Une alternance de pourpre et d'or
caractérise d'ailleurs les émanations de l'Ange du jugement, dont la
chevelure dorée s'irradie sous une coiffure hémisphérique d'un rouge vif,
analogue à la calotte du chapeau à larges bords, à l'abri duquel s'exerce
l'incessante activité mentale du Bateleur (I). Il s'agit ici du foyer où
se condense à l'état vivant la pensée inspiratrice qui extériorise l'or
des vérités immuables. Les cheveux de l'Ange correspondent aux principes
transcendants dont découlent des notions inaccessibles à l'intelligence
humaine, notions figurées par la gloire lumineuse enfermée dans le cercle
des nuages d'où partent des rayons rouges et dorés. Notre vue
intellectuelle est arrêtée par cette nuée circulaire, où l'abstrait se
concrétise en notre faveur, afin de se manifester sous forme de
protections inspiratrices, dont les unes se traduisent, pour notre
intelligence, en idées géniales (rayons d'or), tandis que les autres
(rayons rouges) encouragent aux grandes et belles actions.
Des langues de feu, analogues à
celles de la Pentecôte, procèdent des rayons inspirateurs permanents. Ces
flammèches sont rouges, vertes et jaunes, car elles octroient
individuellement les dons de l'esprit aux héros de l'action généreuse
(rouge), aux âmes tendres qui se dévouent au service de la vie (vert) et
aux instructeurs chargés de répartir les trésors du pur savoir (or).
Au front de l'ange brille le signe
solaire (marque de
discernement déjà rencontrée comme emblème d'illumination de la justice
(VIII) et de la Tempérance (XIV). Cette triple apparition de l'idéogramme
du verbe coordinateur se rapporte en premier lieu à la coordination du
chaos physique, au sein duquel la loi d'équilibre (VIII) réalise la
stabilité relative qui se prête à la constitution des organismes. La
lumière constructive est ensuite inhérente aux manifestations vitales, car
la vie ne se répand pas aveuglément : elle s'écoule avec intention,
en vue d'un but déterminé, d'où l'illumination
du Génie aux deux urnes (XIV). Mais l'ordre et la clarté ne s'imposent pas
moins dans le domaine spirituel, où la pleine lumière ne se fait qu'à la
faveur de l'entrée en communion de l'intellect individuel avec
l'Intelligence collective du genre humain (XX).

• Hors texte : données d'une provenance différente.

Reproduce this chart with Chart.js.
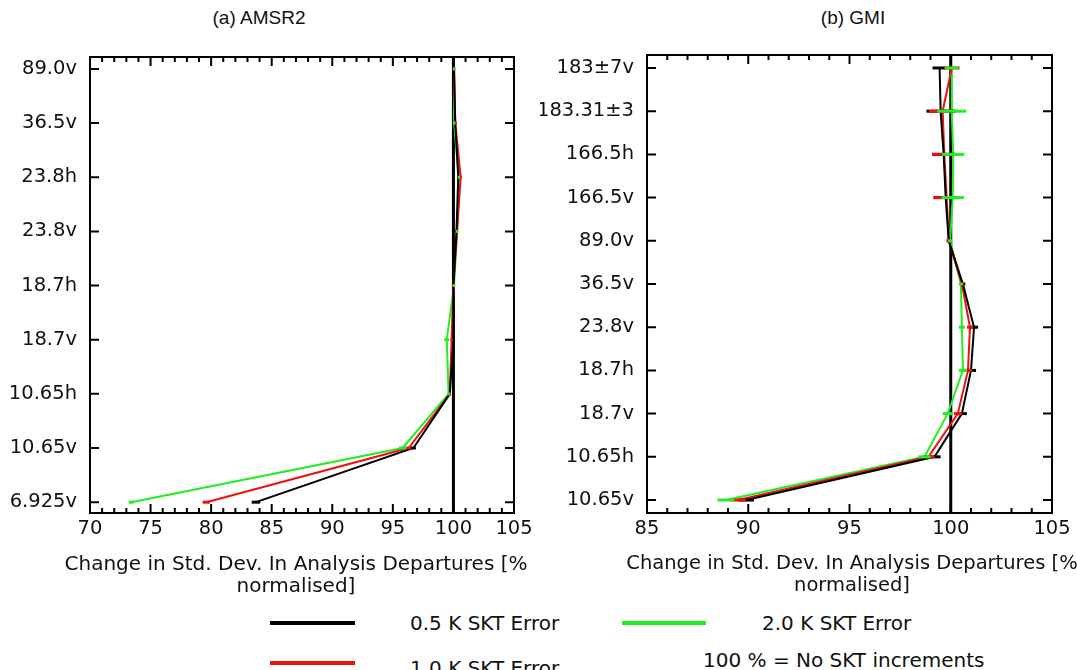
<!DOCTYPE html>
<html>
<head>
<meta charset="utf-8">
<script src="https://cdn.jsdelivr.net/npm/chart.js@4.4.1/dist/chart.umd.min.js"></script>
<style>
  body { margin: 0; background: #fff; width: 1077px; height: 670px; overflow: hidden; position: relative; }
  canvas { position: absolute; top: 0; }
  #amsrChart { left: 0; }
  #gmiChart { left: 540px; }
  .ttl { position: absolute; top: 7px; font: 19px "Liberation Sans", Arial, sans-serif; transform: translateX(-50%); white-space: nowrap; color: #111; }
  .axt { position: absolute; top: 552px; font: 20px "DejaVu Sans", sans-serif; line-height: 22px; text-align: center; transform: translateX(-50%); white-space: nowrap; color: #111; }
  .key { position: absolute; height: 4px; }
  .lbl { position: absolute; font: 20px "DejaVu Sans", sans-serif; line-height: 24px; white-space: nowrap; color: #111; }
</style>
</head>
<body>
<div class="ttl" style="left:259px">(a) AMSR2</div>
<div class="ttl" style="left:853px">(b) GMI</div>
<canvas id="amsrChart" width="540" height="596"></canvas>
<canvas id="gmiChart" width="537" height="596"></canvas>
<div class="axt" style="left:296px">Change in Std. Dev. In Analysis Departures [%<br>normalised]</div>
<div class="axt" style="left:852px;font-size:19.5px">Change in Std. Dev. In Analysis Departures [%<br>normalised]</div>

<div class="key" style="left:270px;top:621px;width:85px;background:#000"></div>
<div class="lbl" style="left:410px;top:611px">0.5 K SKT Error</div>
<div class="key" style="left:622px;top:621px;width:84px;background:#22ee22"></div>
<div class="lbl" style="left:762px;top:611px">2.0 K SKT Error</div>
<div class="key" style="left:270px;top:661px;width:85px;background:#ee1111"></div>
<div class="lbl" style="left:410px;top:656px">1.0 K SKT Error</div>
<div class="lbl" style="left:703px;top:648px">100 % = No SKT increments</div>

<script>
// AMSR2 channels, bottom to top
const amsrChannels = ['6.925v', '10.65v', '10.65h', '18.7v', '18.7h', '23.8v', '23.8h', '36.5v', '89.0v'];
const amsrSkt05 = [83.7, 96.7, 99.7, 100.0, 100.0, 100.25, 100.4, 100.15, 100.05];
const amsrSkt10 = [79.6, 96.3, 99.7, 99.85, 100.0, 100.3, 100.6, 100.15, 100.05];
const amsrSkt20 = [73.4, 95.8, 99.6, 99.45, 100.05, 100.3, 100.45, 100.05, 100.05];
const amsrBar05 = [0.35, 0.2, 0.1, 0.1, 0.1, 0.1, 0.1, 0.1, 0.1];
const amsrBar10 = [0.3, 0.2, 0.1, 0.1, 0.1, 0.1, 0.1, 0.1, 0.1];
const amsrBar20 = [0.2, 0.3, 0.1, 0.2, 0.1, 0.1, 0.1, 0.1, 0.1];

// GMI channels, bottom to top
const gmiChannels = ['10.65v', '10.65h', '18.7v', '18.7h', '23.8v', '36.5v', '89.0v', '166.5v', '166.5h', '183.31±3', '183±7v'];
const gmiSkt05 = [89.9, 99.2, 100.55, 101.0, 101.15, 100.6, 99.9, 99.75, 99.65, 99.5, 99.45];
const gmiSkt10 = [89.5, 98.9, 100.35, 100.85, 100.95, 100.55, 99.9, 99.8, 99.68, 99.6, 100.05];
const gmiSkt20 = [88.9, 98.7, 99.85, 100.6, 100.55, 100.5, 99.97, 100.1, 100.12, 100.05, 100.05];
const gmiBar05 = [0.38, 0.3, 0.25, 0.25, 0.2, 0.12, 0.1, 0.6, 0.55, 0.7, 0.35];
const gmiBar10 = [0.38, 0.3, 0.2, 0.2, 0.15, 0.1, 0.1, 0.65, 0.6, 0.68, 0.38];
const gmiBar20 = [0.42, 0.3, 0.25, 0.2, 0.15, 0.1, 0.1, 0.55, 0.55, 0.72, 0.33];

const xTicksAmsr = [70, 75, 80, 85, 90, 95, 100, 105];
const xTicksGmi = [85, 90, 95, 100, 105];

const BLACK = '#000000', RED = '#ee1111', GREEN = '#22ee22';
const FONT = 'DejaVu Sans';

// reference line, error bars, framed box with inward ticks
const framePlugin = {
    id: 'frame',
    beforeDatasetsDraw(chart) {
        const { ctx, chartArea: a, scales: { x } } = chart;
        const px = x.getPixelForValue(100);
        ctx.save();
        ctx.strokeStyle = '#000';
        ctx.lineWidth = 3;
        ctx.beginPath();
        ctx.moveTo(px, a.top);
        ctx.lineTo(px, a.bottom);
        ctx.stroke();
        ctx.restore();
    },
    afterDatasetsDraw(chart) {
        const { ctx, scales: { x, y } } = chart;
        ctx.save();
        ctx.lineWidth = 3;
        chart.data.datasets.forEach((ds) => {
            ctx.strokeStyle = ds.borderColor;
            ds.data.forEach((p, i) => {
                const e = ds.errors[i];
                const py = y.getPixelForValue(p.y);
                ctx.beginPath();
                ctx.moveTo(x.getPixelForValue(p.x - e), py);
                ctx.lineTo(x.getPixelForValue(p.x + e), py);
                ctx.stroke();
            });
        });
        ctx.restore();
    },
    afterDraw(chart) {
        const { ctx, chartArea: a, scales: { x, y } } = chart;
        ctx.save();
        ctx.strokeStyle = '#000';
        ctx.lineWidth = 2;
        ctx.strokeRect(a.left, a.top, a.right - a.left, a.bottom - a.top);
        ctx.beginPath();
        for (let v = Math.ceil(x.min) + 1; v < x.max; v++) {
            const len = v % 5 === 0 ? 9 : 5;
            const px = x.getPixelForValue(v);
            ctx.moveTo(px, a.bottom); ctx.lineTo(px, a.bottom - len);
            ctx.moveTo(px, a.top); ctx.lineTo(px, a.top + len);
        }
        y.ticks.forEach((t) => {
            const py = y.getPixelForValue(t.value);
            ctx.moveTo(a.left, py); ctx.lineTo(a.left + 9, py);
            ctx.moveTo(a.right, py); ctx.lineTo(a.right - 9, py);
        });
        ctx.stroke();
        ctx.restore();
    }
};

function series(vals, errs, color) {
    return {
        data: vals.map((v, i) => ({ x: v, y: i })),
        errors: errs,
        borderColor: color,
        backgroundColor: color,
        borderWidth: 2,
        pointRadius: 0,
        showLine: true,
        tension: 0
    };
}

function makePanel(id, channels, sets, xMin, xMax, xTicks, yMin, yMax, box) {
    const ctx = document.getElementById(id).getContext('2d');
    return new Chart(ctx, {
        type: 'scatter',
        data: { datasets: sets },
        options: {
            responsive: false,
            animation: false,
            layout: { padding: { top: box.top, right: box.right, bottom: 0, left: 0 } },
            plugins: { legend: { display: false }, tooltip: { enabled: false } },
            scales: {
                x: {
                    type: 'linear', min: xMin, max: xMax,
                    afterBuildTicks: (s) => { s.ticks = xTicks.map((v) => ({ value: v })); },
                    afterFit: (s) => { s.height = box.xHeight; },
                    grid: { display: false, drawTicks: false },
                    border: { display: false },
                    ticks: { color: '#111', padding: 4, font: { family: FONT, size: 19.5 } }
                },
                y: {
                    type: 'linear', min: yMin, max: yMax,
                    afterBuildTicks: (s) => { s.ticks = channels.map((c, i) => ({ value: i })); },
                    afterFit: (s) => { s.width = box.left; },
                    grid: { display: false, drawTicks: false },
                    border: { display: false },
                    ticks: {
                        color: '#111', padding: 13, font: { family: FONT, size: 19.5 },
                        callback: (v) => channels[v]
                    }
                }
            }
        },
        plugins: [framePlugin]
    });
}

makePanel('amsrChart', amsrChannels, [
    series(amsrSkt05, amsrBar05, BLACK),
    series(amsrSkt10, amsrBar10, RED),
    series(amsrSkt20, amsrBar20, GREEN)
], 70, 105, xTicksAmsr, -0.2, 8.22, { top: 57, right: 26, left: 90, xHeight: 83 });

makePanel('gmiChart', gmiChannels, [
    series(gmiSkt05, gmiBar05, BLACK),
    series(gmiSkt10, gmiBar10, RED),
    series(gmiSkt20, gmiBar20, GREEN)
], 85, 105, xTicksGmi, -0.3, 10.3, { top: 55, right: 25, left: 107, xHeight: 83 });
</script>
</body>
</html>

Pour découvrir la constellation
présentant le plus d'affinité avec l'arcane XX, il convient d'envisager le
Cygne de Léda
comme l'équivalent païen de la Colombe du Saint-Esprit. La spiritualité
surhumaine, figurée par le Maître de l'Olympe, se métamorphose en un grand
oiseau blanc pour féconder une mortelle, qui enfantera les Gémeaux et leur
sueur Hélène, autrement dit la Fraternité (XIX) et la Beauté (XVII).
Jupiter personnifie, de plus, le feu céleste animateur qui se marie aux
pluies fertilisantes que répand le Verseau (Ea, Indra, Jupiter pluvius),
et dont la terre est abreuvée sous le signe des Poissons (XVII). Or le
Cygne céleste annonce le printemps, le réveil de la végétation, donc la
résurrection annuelle, conforme au symbolisme de l'arcane XX. Il est à
remarquer aussi que le Cygne déploie ses ailes sur la Voie Lactée, chemin
des âmes attirées par le palais de Jupiter, où elles jouiront de
l'immortalité.

Interprétations divinatoire:
Le Saint-Esprit. Le souffle
inspirateur qui féconde l'intelligence pour lui faire discerner la vérité.
Pénétration spirituelle, compréhension, assimilation de la pensée
intérieure, ésotérisme, spiritualisation de la matière. Dégagement des
liens corporels. Sublimation alchimique. Réveil à la vie spirituelle et
participation à cette vie, qui est celle du grand être humain collectif et
permanent.
Inspiration. L'homme en communication
avec l'esprit divin. Divination, prophétisme, clairvoyance spirituelle,
prévision de l'avenir, génie littéraire ou artistique. Enthousiasme,
piété, religion spirituelle, élévation de l'esprit et de l'âme. Pouvoir
d'évocation qui fait revivre le passé spirituel. Résurrection des morts
dignes d'être rappelés à la vie. Retour aux traditions oubliées.
Renaissance d'Hiram, rajeuni en la personne du nouveau Maître. Seconde
mort, porte de l'initiation intégrale.
Relèvement, guérison, rétablissement
de la santé physique, morale, intellectuelle. Libération, dégagement,
réparation de torts subis. Jugement équitable de la postérité. Réputation,
renommée, retentissement, bruit, publicité, réclame, tapage étourdissant.
Prédication, apostolat, propagande.
Exaltation, enivrement, surexcitation
naturelle ou artificielle, manque de pondération. Extase dionysiaque.